Question

Match the compounds given in the I with the oxidation states of carbon given in column II and mark the appropriate choice.

Column I	Column II
(A) ${{C}_{6}}{{H}_{12}}{{O}_{6}}$	(i) +3
(B) $CHC{{l}_{3}}$	(ii) -3
(C) $C{{H}_{3}}C{{H}_{3}}$	(iii) +2
(D) ${{(COOH)}_{2}}$	(iv) 0

(A) (A)- (iv) , (B)- (iii) , (C)- (ii) , (D)- (i)
(B) (A)- (i) , (B)- (ii) , (C)- (iii) , (D)- (iv)
(C) (A)- (ii) , (B)- (iii) , (C)- (iv) , (D)- (i)

Answer 1

Hint: Oxidation tells us about the charge carried by the compound in the chemical reaction and if we know the oxidation numbers of other atoms in that compound, then by taking the oxidation number of that very atom as x, we can calculate its oxidation state. Now solve it.

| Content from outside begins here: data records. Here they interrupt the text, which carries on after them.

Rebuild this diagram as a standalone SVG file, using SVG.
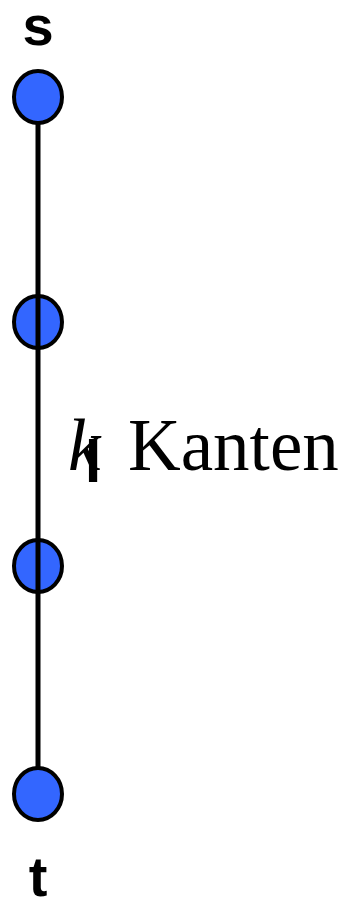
<svg xmlns="http://www.w3.org/2000/svg" width="348" height="901" viewBox="0 0 348 901">
<style>
.node{fill:#3366FF;stroke:#000;stroke-width:4}
.edge{stroke:#000;stroke-width:5;fill:none}
.lbl{font-family:"Liberation Sans",Arial,sans-serif;font-weight:bold;font-size:56px;text-anchor:middle}
.serif{font-family:"Liberation Serif","Times New Roman",serif;font-size:73px}
</style>
<rect width="348" height="901" fill="#fff"/>
<g id="s"><ellipse class="node" cx="38" cy="97" rx="24" ry="26"/></g>
<g id="v1"><ellipse class="node" cx="38" cy="322" rx="24" ry="26"/></g>
<g id="v2"><ellipse class="node" cx="38" cy="566" rx="24" ry="26"/></g>
<g id="t"><ellipse class="node" cx="38" cy="794" rx="24" ry="26"/></g>
<g id="connectors">
<line class="edge" x1="38" y1="124" x2="38" y2="767"/>
</g>
<text class="lbl" x="38" y="45">s</text>
<text class="lbl" x="38" y="896">t</text>
<g id="label">
<text class="serif" x="68" y="470" font-style="italic">k</text>
<text x="93" y="482" font-family="Liberation Sans,Arial,sans-serif" font-weight="bold" font-size="60" text-anchor="middle">l</text>
<text class="serif" x="128" y="470">Kanten</text>
</g>
</svg>
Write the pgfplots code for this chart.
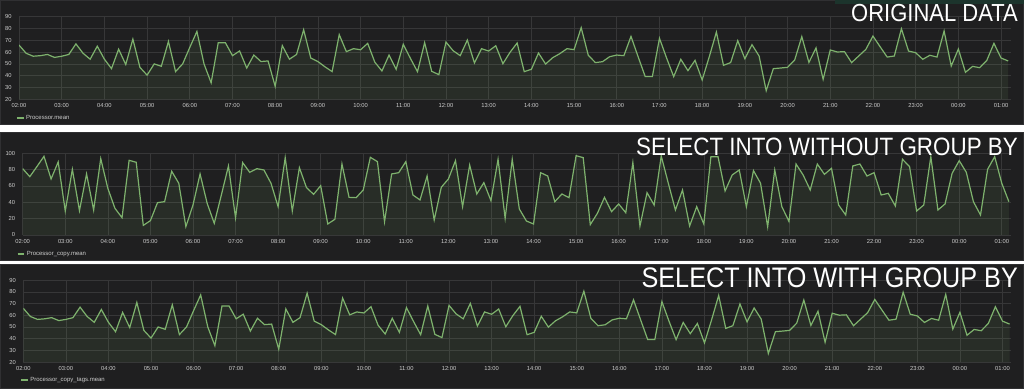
\documentclass[border=0pt]{standalone}
\usepackage{fontspec}
\setmainfont{Liberation Sans}
\usepackage{graphicx}
\usepackage{pgfplots}
\pgfplotsset{compat=1.18}
\usepackage{pgfplotstable}

\definecolor{panelbg}{RGB}{31,31,32}
\definecolor{gridc}{RGB}{55,55,56}
\definecolor{labc}{RGB}{205,205,205}
\definecolor{gline}{RGB}{126,178,109}
\definecolor{topbar}{RGB}{28,52,44}
\definecolor{borderc}{RGB}{48,48,50}

% minutes after 02:00, value
\pgfplotstableread{
t v
0 66
10 59
20 56.5
30 57
40 58
50 55.5
60 56.5
70 58
80 67
90 59
100 54
110 65
120 54
130 46
140 62.5
150 49.5
160 71
170 47
180 40.5
190 50
200 48
210 69
220 43.5
230 50
240 64
250 77.5
260 50
270 34
280 68
290 68
300 57
310 61
320 46.5
330 57.5
340 52
350 52.5
360 31
370 65.5
380 54
390 58
400 79
410 55
420 52
430 47.5
440 43.5
450 74.8
460 60.4
470 62.9
480 62
490 67.4
500 51.5
510 44
520 57.5
530 45.4
540 66.6
550 54.7
560 43.4
570 68
580 43.7
590 40.9
600 68.5
610 61.2
620 57
630 70.2
640 50.8
650 62.9
660 60.9
670 65.4
680 50.2
690 59.8
700 67.7
710 43.4
720 45.4
730 59.2
740 49.9
750 55.3
760 58.7
770 62.9
780 62.1
790 80.7
800 57.3
810 51.1
820 51.9
830 56.1
840 57.5
850 57
860 73.3
870 56.1
880 39.2
890 39.2
900 71.7
910 55
920 39.2
930 53.9
940 44.3
950 53
960 36.4
970 56.1
980 77
990 48.8
1000 51.1
1010 69.7
1020 54.4
1030 66.3
1040 56.7
1050 27.3
1060 46
1070 46.5
1080 47.1
1090 53.3
1100 73.1
1110 51.3
1120 63.5
1130 36.9
1140 61.8
1150 60.1
1160 60.4
1170 51.1
1180 56.7
1190 62.3
1200 73.6
1210 64.6
1220 55.8
1230 56.7
1240 79.8
1250 60.9
1260 59.5
1270 53.9
1280 57.3
1290 55.8
1300 77.9
1310 48.2
1320 62.6
1330 42.9
1340 47.9
1350 46.8
1360 53
1370 67.4
1380 55
1390 52.5
}\dataorig

\pgfplotstableread{
t v
0 81.2
10 71.4
20 83.7
30 96.3
40 68.6
50 89.4
60 29.4
70 80.4
80 29.8
90 74.7
100 30.6
110 93.5
120 57.1
130 32.7
140 21.2
150 91.4
160 89
170 11.8
180 17.6
190 39.6
200 40.8
210 78
220 63.3
230 10.2
240 36.7
250 74.7
260 38.8
270 14.3
280 49
290 84.5
300 21.2
310 88.6
320 76.7
330 81.2
340 79.6
350 63.3
360 34.7
370 94.7
380 29.4
390 82.4
400 58
410 49.8
420 60.4
430 13.5
440 19.2
450 86.9
460 46.1
470 45.7
480 55.1
490 95.1
500 89.8
510 16.3
520 74.7
530 76.3
540 89.8
550 49
560 42.9
570 72.2
580 18.4
590 58.4
600 68.6
610 91
620 34.7
630 85.7
640 50.2
650 64.1
660 42
670 92.7
680 20.4
690 92.7
700 31.8
710 17.1
720 13.5
730 76.3
740 72.2
750 40.8
760 50.2
770 45.7
780 97.1
790 94.7
800 12.7
810 26.5
820 46.1
830 28.6
840 38
850 27.3
860 88.6
870 11
880 51.8
890 36.7
900 96.7
910 63.3
920 30.6
930 55.1
940 11
950 34.7
960 13.5
970 95.9
980 95.9
990 53.9
1000 73.5
1010 79.6
1020 34.7
1030 78.8
1040 63.3
1050 10.2
1060 79.6
1070 34.7
1080 16.7
1090 86.9
1100 73.5
1110 55.1
1120 86.9
1130 74.3
1140 81.6
1150 36.7
1160 24.5
1170 84.5
1180 86.9
1190 72.2
1200 76.3
1210 49
1220 51
1230 35.5
1240 92.7
1250 83.7
1260 29.4
1270 36.7
1280 95.9
1290 30.6
1300 38
1310 75.5
1320 91
1330 76.7
1340 40.8
1350 24.5
1360 80.4
1370 95.9
1380 63.3
1390 40.8
}\datacopy

\pgfplotsset{
  grafana/.style={
    scale only axis,
    anchor=south west,
    axis line style={draw=none},
    major tick length=0pt,
    grid=major,
    grid style={gridc, line width=0.6pt},
    xmin=0,
    xtick={0,60,...,1380},
    xticklabels={02:00,03:00,04:00,05:00,06:00,07:00,08:00,09:00,10:00,11:00,12:00,13:00,14:00,15:00,16:00,17:00,18:00,19:00,20:00,21:00,22:00,23:00,00:00,01:00},
    tick label style={font=\fontsize{5.8}{6}\selectfont, text=labc},
    /pgf/number format/assume math mode=true,
    xticklabel style={inner sep=0pt, anchor=north, yshift=-4pt},
    yticklabel style={inner sep=0pt, anchor=east, xshift=-7.3pt},
    legend style={draw=none, fill=none, font=\fontsize{6}{6}\selectfont,
      text=labc, inner sep=0pt, outer sep=0pt, anchor=west,
      at={(axis description cs:0,0)}, nodes={inner sep=1.5pt}},
    legend image code/.code={\draw[line width=2pt] (0pt,0pt) -- (6.6pt,0pt);},
  },
}

\begin{document}
\begin{tikzpicture}[x=1pt,y=1pt]
\useasboundingbox (0,0) rectangle (1024,389);
\fill[white] (0,0) rectangle (1024,389);
\fill[panelbg, draw=borderc, line width=0.8pt] (0.4,264.4) rectangle (1023.6,388.6);
\fill[panelbg, draw=borderc, line width=0.8pt] (0.4,128.4) rectangle (1023.6,256.6);
\fill[panelbg, draw=borderc, line width=0.8pt] (0.4,0.4) rectangle (1023.6,124.6);
\fill[topbar] (835,385) rectangle (1024,389);

% Panel 1
\begin{axis}[grafana, at={(19pt,289.7pt)}, width=992pt, height=82.6pt,
  xmax=1394, ymin=20, ymax=90, ytick={20,30,...,90},
  legend style={xshift=-3pt, yshift=-18.4pt}]
\addplot[fill=gline, fill opacity=0.1, draw=none, forget plot] table[x=t,y=v]{\dataorig} \closedcycle;
\addplot[gline, line width=1.2pt] table[x=t,y=v]{\dataorig};
\addlegendentry{Processor.mean}
\end{axis}

% Panel 2
\begin{axis}[grafana, at={(22.7pt,154pt)}, width=988.3pt, height=81.7pt,
  xmax=1393, ymin=0, ymax=100, ytick={0,20,...,100},
  legend style={xshift=-6pt, yshift=-19pt}]
\addplot[fill=gline, fill opacity=0.1, draw=none, forget plot] table[x=t,y=v]{\datacopy} \closedcycle;
\addplot[gline, line width=1.2pt] table[x=t,y=v]{\datacopy};
\addlegendentry{Processor\_copy.mean}
\end{axis}

% Panel 3
\begin{axis}[grafana, at={(23.3pt,27pt)}, width=987.7pt, height=81.7pt,
  xmax=1392, ymin=20, ymax=90, ytick={20,30,...,90},
  legend style={xshift=-3pt, yshift=-18.3pt}]
\addplot[fill=gline, fill opacity=0.1, draw=none, forget plot] table[x=t,y=v]{\dataorig} \closedcycle;
\addplot[gline, line width=1.2pt] table[x=t,y=v]{\dataorig};
\addlegendentry{Processor\_copy\_tags.mean}
\end{axis}

\node[anchor=north east, inner sep=0pt, text=white, font=\fontsize{22}{22}\selectfont] at (1018,385) {\scalebox{1}[1.12]{ORIGINAL DATA}};
\node[anchor=north east, inner sep=0pt, text=white, font=\fontsize{22.4}{22}\selectfont] at (1018,251) {\scalebox{1}[1.12]{SELECT INTO WITHOUT GROUP BY}};
\node[anchor=north east, inner sep=0pt, text=white, font=\fontsize{25.2}{25}\selectfont] at (1018,121) {\scalebox{1}[1.12]{SELECT INTO WITH GROUP BY}};
\end{tikzpicture}
\end{document}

Complete step by step answer:
First of let’s discuss the oxidation state. By the oxidation state ,we mean the charge present on the element or the compound when it undergoes a chemical reaction. The charge i.e. the oxidation state tells us whether that particular element or the compound in that chemical reaction has undergone oxidation i.e. loses electrons or reduction i.e. gain electrons.
Now considering the statement;
(A) ${{C}_{6}}{{H}_{12}}{{O}_{6}}$
Oxidation of carbon in this is as;
$\begin{align}
  & oxidation\text{ }state\text{ }of\text{ }carbon=6(x)+12\times 1+6\times (-2)=0 \\
 &\implies \text{ 6}x+12-12=0 \\
 &\implies \text{ 6}x+0=0 \\
 & \implies\text{ }x=-\frac{0}{6} \\
 &\implies \text{ x=0} \\
\end{align}$

So, the oxidation of carbon in ${{C}_{6}}{{H}_{12}}{{O}_{6}}$is $0$.
Similarly, we can find the oxidation states of carbon in the rest of the given compounds.
(B) The oxidation of carbon in $CHC{{l}_{3}}$is $+2$.
(C) The oxidation of carbon in $C{{H}_{3}}C{{H}_{3}}$i.e. ${{C}_{2}}{{H}_{6}}$ is $-3$.
(D) The oxidation state of carbon in ${{(COOH)}_{2}}$ i.e. ${{C}_{2}}{{O}_{4}}{{H}_{2}}$ is $+3$.
So, the Matching of the compounds given in the I with the oxidation states of carbon given in column II is as;

Column I	Column II
(A) ${{C}_{6}}{{H}_{12}}{{O}_{6}}$	(i) +3 (D)
(B) $CHC{{l}_{3}}$	(ii) -3 (C)
(C) $C{{H}_{3}}C{{H}_{3}}$	(iii) +2 (B)
(D) ${{(COOH)}_{2}}$	(iv) 0 (A)

Hence, option (A) is correct.

Note: If the oxidation state is positive , then that means that the compound has undergone oxidation and on the other hand, if the oxidation state is negative, then that means that the compound has undergone reduction.